McLaren’s Lando Norris finished second in front of a roaring 160,000-strong home crowd at Silverstone, with fellow Briton and seven-times world champion Lewis Hamilton third for Mercedes after starting seventh.
“Eleven in a row. That’s pretty crazy,” said Verstappen over the team radio after what was also his sixth win in a row and eighth in 10 races this season.
The double world champion bagged the fastest lap bonus point as well to pull almost four race wins clear of his closest rival and team mate Sergio Perez, who finished sixth after starting 15th.
The win was Red Bull’s first at Silverstone since Australian Mark Webber in 2012, and Norris’ podium was a first for McLaren in their home race since Hamilton was second in 2010.
Australian Oscar Piastri was fourth for McLaren, his hopes of a first podium dashed by a late safety car, with Britain’s George Russell fifth for Mercedes after a long first stint on soft tyres and Fernando Alonso seventh for Aston Martin.
Alex Albon continued resurgent Williams’s strong recent showing with eighth, ahead of Ferrari’s Charles Leclerc and last year’s winner Carlos Sainz.
Ferrari’s underwhelming race marked a full year since the sport’s oldest and most successful team last won.
WHEELSPIN
Verstappen started on pole position but suffered wheelspin as the lights went out and Norris, alongside on the front row, seized the lead.
The Briton stayed ahead until lap five when Verstappen passed with DRS (drag reduction) assistance at the end of the Wellington Straight.
The Red Bull did not disappear into the distance, however, with Norris still within a second of Verstappen five laps later and the McLaren drivers agreeing to hold position for the benefit of the team and to manage the tyres.

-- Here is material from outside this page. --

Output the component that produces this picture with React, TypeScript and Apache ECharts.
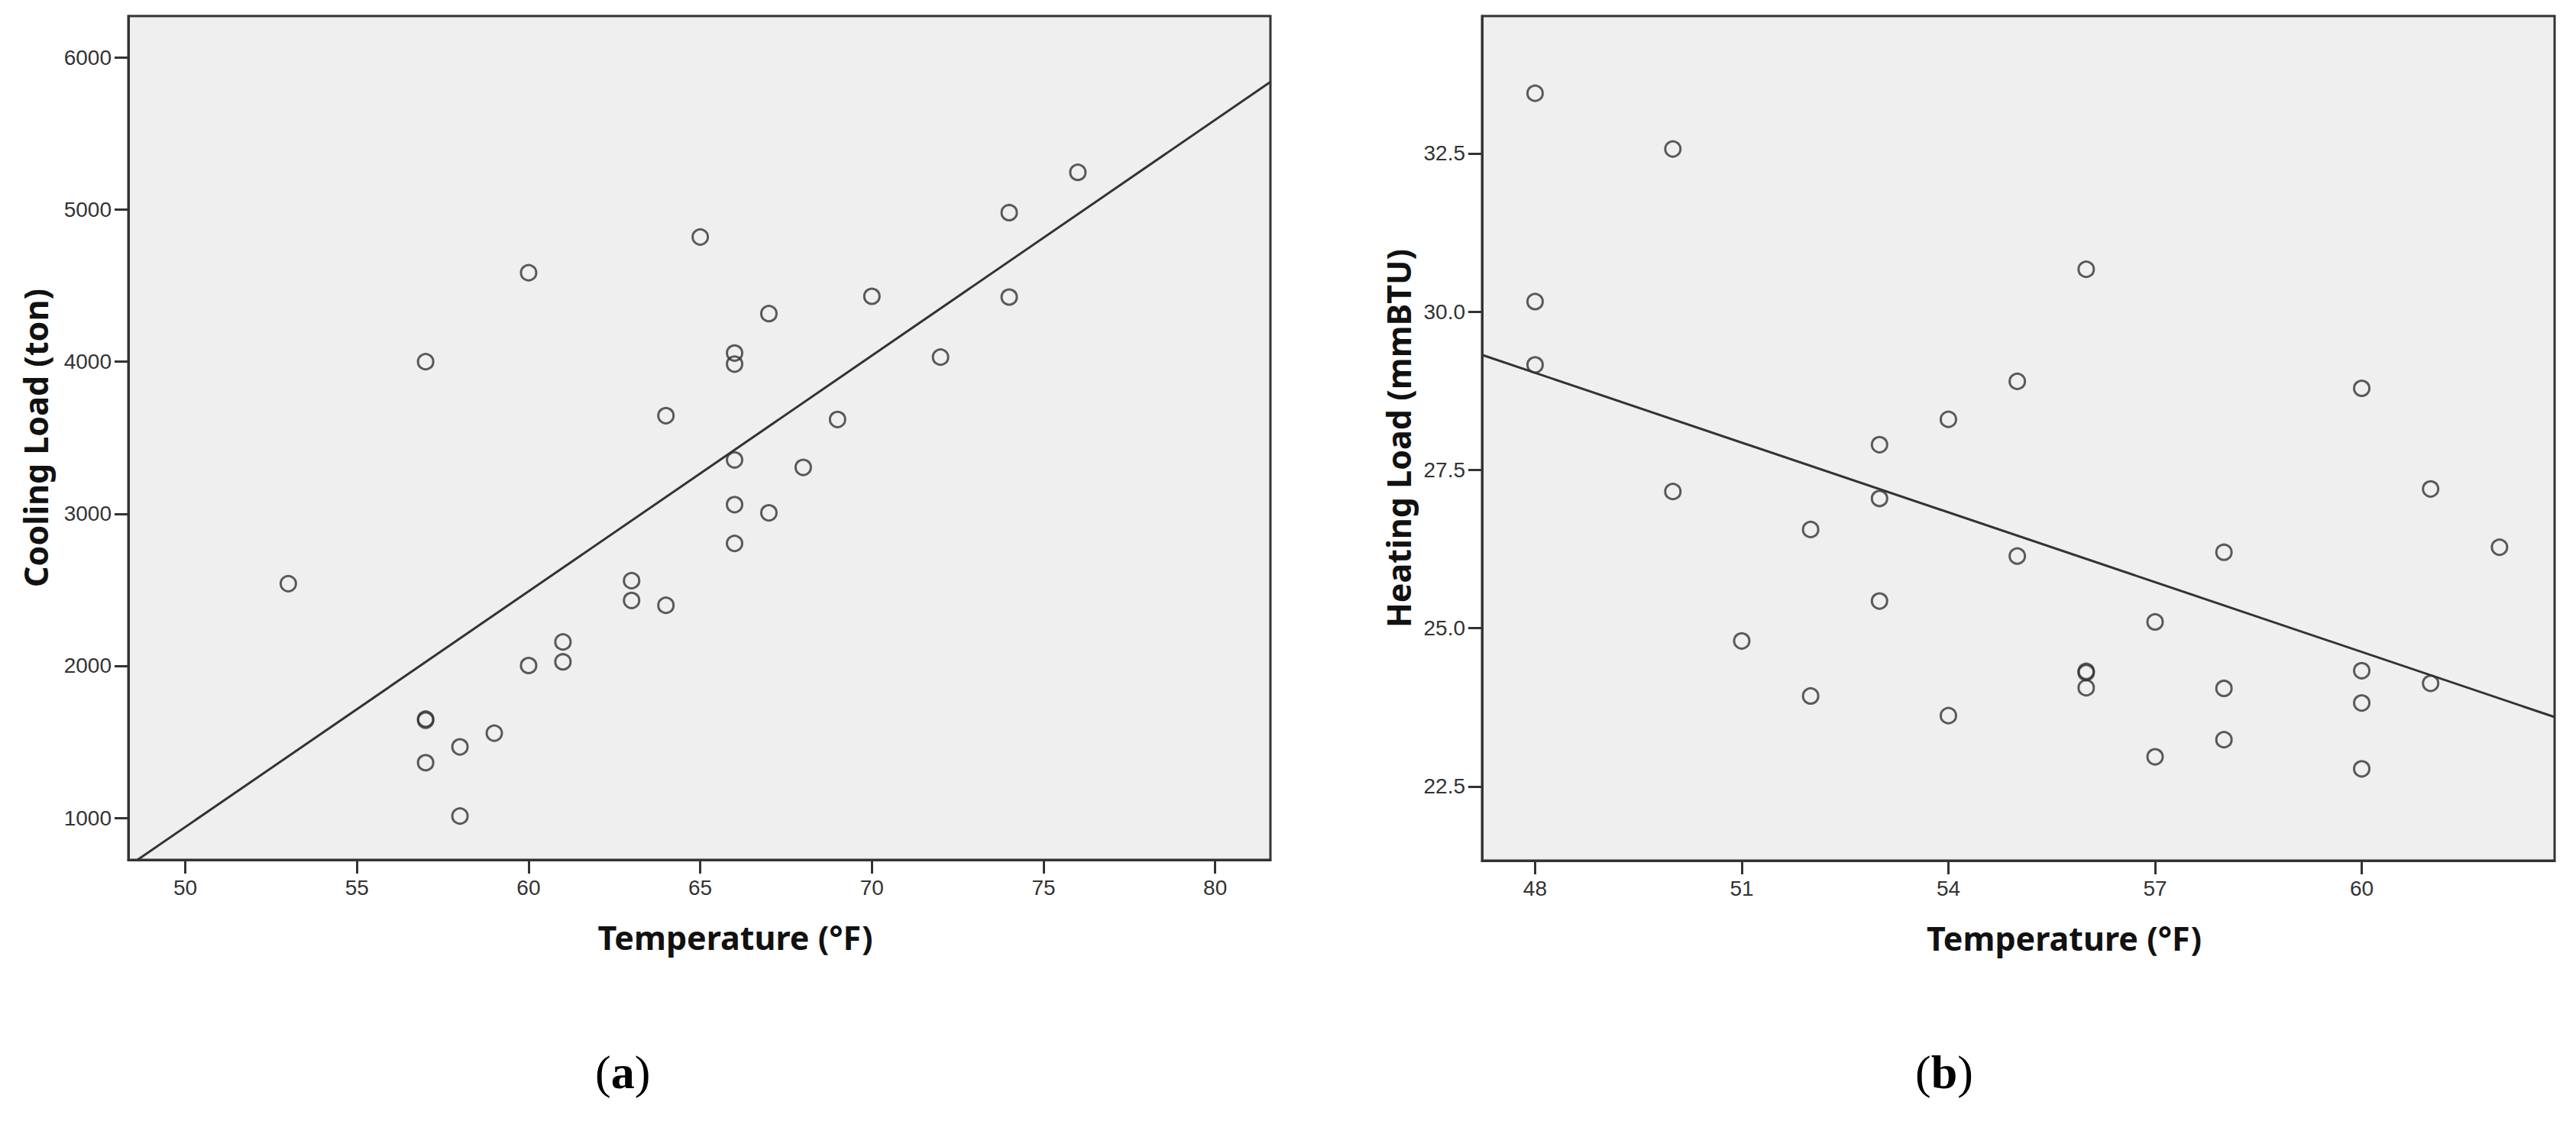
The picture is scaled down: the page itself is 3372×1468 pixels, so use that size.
import React, { useEffect, useRef } from "react";
import * as echarts from "echarts";

// ---- Panel (a): Cooling load vs temperature ----
const coolTemp = [53, 57, 57, 57, 57, 58, 58, 59, 60, 60, 61, 61, 63, 63, 64, 64, 65, 66, 66, 66, 66, 66, 67, 67, 68, 69, 70, 72, 74, 74, 76];
const coolLoad = [2540, 4000, 1650, 1642, 1363, 1467, 1012, 1557, 4585, 2002, 2157, 2026, 2560, 2430, 3645, 2398, 4820, 4057, 3984, 3354, 3060, 2805, 4316, 3006, 3305, 3620, 4430, 4030, 4980, 4425, 5245];
const coolFit = { intercept: -6810, slope: 155 };
const coolXRange = [48.34, 81.61];
const coolYRange = [724, 6273];
const coolXTicks = [50, 55, 60, 65, 70, 75, 80];
const coolYTicks = [1000, 2000, 3000, 4000, 5000, 6000];

// ---- Panel (b): Heating load vs temperature ----
const heatTemp = [48, 48, 48, 50, 50, 51, 52, 52, 53, 53, 53, 54, 54, 55, 55, 56, 56, 56, 56, 57, 57, 58, 58, 58, 60, 60, 60, 60, 61, 61, 62];
const heatLoad = [33.45, 30.16, 29.16, 32.57, 27.16, 24.8, 26.56, 23.93, 27.9, 27.05, 25.43, 28.3, 23.62, 28.9, 26.14, 30.67, 24.32, 24.3, 24.06, 25.1, 22.97, 26.2, 24.05, 23.24, 28.79, 24.33, 23.82, 22.78, 27.2, 24.13, 26.28];
const heatFit = { intercept: 46.67, slope: -0.3674 };
const heatXRange = [47.23, 62.8];
const heatYRange = [21.33, 34.67];
const heatXTicks = [48, 51, 54, 57, 60];
const heatYTicks = [22.5, 25, 27.5, 30, 32.5];

const xTitle = "Temperature (°F)";
const coolYTitle = "Cooling Load (ton)";
const heatYTitle = "Heating Load (mmBTU)";

const INK = "#333333";

function pairs(xs: number[], ys: number[]) {
  return xs.map((x, i) => [x, ys[i]]);
}
function fitLine(fit: { intercept: number; slope: number }, range: number[]) {
  return range.map((x) => [x, fit.intercept + fit.slope * x]);
}

function axisCommon(ticks: number[], fmt: (v: number) => string) {
  return {
    type: "value" as const,
    axisLine: { show: true, onZero: false, lineStyle: { color: INK, width: 3 } },
    axisTick: { show: true, inside: false, length: 18, customValues: ticks, lineStyle: { color: INK, width: 3 } },
    axisLabel: {
      customValues: ticks,
      margin: 22,
      fontSize: 28,
      color: "#333333",
      fontFamily: "Liberation Sans",
      formatter: (v: number) => fmt(v),
    },
    splitLine: { show: false },
  };
}

const plain = (v: number) => String(v);
const oneDec = (v: number) => v.toFixed(1);

const titleStyle = {
  fontFamily: "Noto Sans",
  fontWeight: "bold" as const,
  fontSize: 43,
  color: "#111111",
};

export default function App() {
  const ref = useRef<HTMLDivElement>(null);
  useEffect(() => {
    if (!ref.current) return;
    const chart = echarts.init(ref.current, undefined, { renderer: "svg" });
    const scatterStyle = {
      color: "rgba(0,0,0,0)",
      borderColor: INK,
      borderWidth: 3,
    };
    chart.setOption({
      animation: false,
      backgroundColor: "#ffffff",
      grid: [
        { left: 168, top: 21, width: 1495, height: 1105, show: true, backgroundColor: "#efefef", borderColor: INK, borderWidth: 3 },
        { left: 1940, top: 21, width: 1404, height: 1106, show: true, backgroundColor: "#efefef", borderColor: INK, borderWidth: 3 },
      ],
      xAxis: [
        {
          ...axisCommon(coolXTicks, plain),
          gridIndex: 0,
          min: coolXRange[0],
          max: coolXRange[1],
          name: xTitle,
          nameLocation: "middle",
          nameGap: 80,
          nameTextStyle: { ...titleStyle, padding: [0, 0, 0, 94] },
        },
        {
          ...axisCommon(heatXTicks, plain),
          gridIndex: 1,
          min: heatXRange[0],
          max: heatXRange[1],
          name: xTitle,
          nameLocation: "middle",
          nameGap: 80,
          nameTextStyle: { ...titleStyle, padding: [0, 0, 0, 120] },
        },
      ],
      yAxis: [
        {
          ...axisCommon(coolYTicks, plain),
          gridIndex: 0,
          min: coolYRange[0],
          max: coolYRange[1],
          name: coolYTitle,
          nameLocation: "middle",
          nameGap: 100,
          nameTextStyle: { ...titleStyle },
        },
        {
          ...axisCommon(heatYTicks, oneDec),
          gridIndex: 1,
          min: heatYRange[0],
          max: heatYRange[1],
          name: heatYTitle,
          nameLocation: "middle",
          nameGap: 88,
          nameTextStyle: { ...titleStyle },
        },
      ],
      series: [
        {
          type: "scatter",
          xAxisIndex: 0,
          yAxisIndex: 0,
          symbol: "circle",
          symbolSize: 20,
          itemStyle: scatterStyle,
          data: pairs(coolTemp, coolLoad),
          z: 3,
        },
        {
          type: "line",
          xAxisIndex: 0,
          yAxisIndex: 0,
          showSymbol: false,
          clip: true,
          lineStyle: { color: INK, width: 3 },
          data: fitLine(coolFit, coolXRange),
          z: 2,
        },
        {
          type: "scatter",
          xAxisIndex: 1,
          yAxisIndex: 1,
          symbol: "circle",
          symbolSize: 20,
          itemStyle: scatterStyle,
          data: pairs(heatTemp, heatLoad),
          z: 3,
        },
        {
          type: "line",
          xAxisIndex: 1,
          yAxisIndex: 1,
          showSymbol: false,
          clip: true,
          lineStyle: { color: INK, width: 3 },
          data: fitLine(heatFit, heatXRange),
          z: 2,
        },
      ],
      graphic: [
        {
          type: "text",
          left: 817 - 38,
          top: 1411 - 38,
          style: {
            text: "{p|(}{b|a}{p|)}",
            rich: {
              p: { fontFamily: "Liberation Serif", fontSize: 62, fill: "#000" },
              b: { fontFamily: "Liberation Serif", fontSize: 62, fontWeight: "bold", fill: "#000" },
            },
          },
        },
        {
          type: "text",
          left: 2545 - 38,
          top: 1411 - 38,
          style: {
            text: "{p|(}{b|b}{p|)}",
            rich: {
              p: { fontFamily: "Liberation Serif", fontSize: 62, fill: "#000" },
              b: { fontFamily: "Liberation Serif", fontSize: 62, fontWeight: "bold", fill: "#000" },
            },
          },
        },
      ],
    });
    return () => chart.dispose();
  }, []);
  return (
    <div
      ref={ref}
      style={{ position: "fixed", left: 0, top: 0, width: 3372, height: 1468, background: "#fff" }}
    />
  );
}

Norris took the chequered flag only 3.798 seconds behind the Dutch driver.
“I did what I could. I brought the fight to Max for as long as possible,” said Norris, whose team won 11 races in a row in 1988 with the late triple champion Ayrton Senna and Frenchman Alain Prost.
Red Bull’s current run started at last year’s Abu Dhabi season-ender and their form is such that it could be a while before it ends.
The safety car, deployed from lap 33 to 38 after Haas driver Kevin Magnussen’s engine died and burst into flames, bunched up the pack with the top three getting a cheap pitstop before the final 14 laps of racing with rivals on different tyres.
Norris, on hards, and Hamilton, on softs, went wheel to wheel — fighting hard but fairly — until the McLaren pulled away to finish some three seconds clear of the Mercedes driver at the end.
“That McLaren is a rocket ship. At high speed it was insane,” said Hamilton, making his 14th British Grand Prix podium appearance, over the team radio.
Haas’s Nico Hulkenberg and Perez made contact on lap eight in a battle for 13th, with the German then pitting for a new front wing.
Alpine’s Esteban Ocon was the first retirement, told by the Renault-owned team that it was all over due to a hydraulic leak when he returned to the pits on lap 10.
Team mate Pierre Gasly also retired on a bleak afternoon for the Renault-owned outfit.
Organisers said 160,000 fans attended Sunday’s race with a British Grand Prix record of 480,000 over the course of the event.
They could also breathe a sigh of relief after a feared protest by ‘Just Stop Oil’ campaigners, who invaded the track last year, failed to materialise.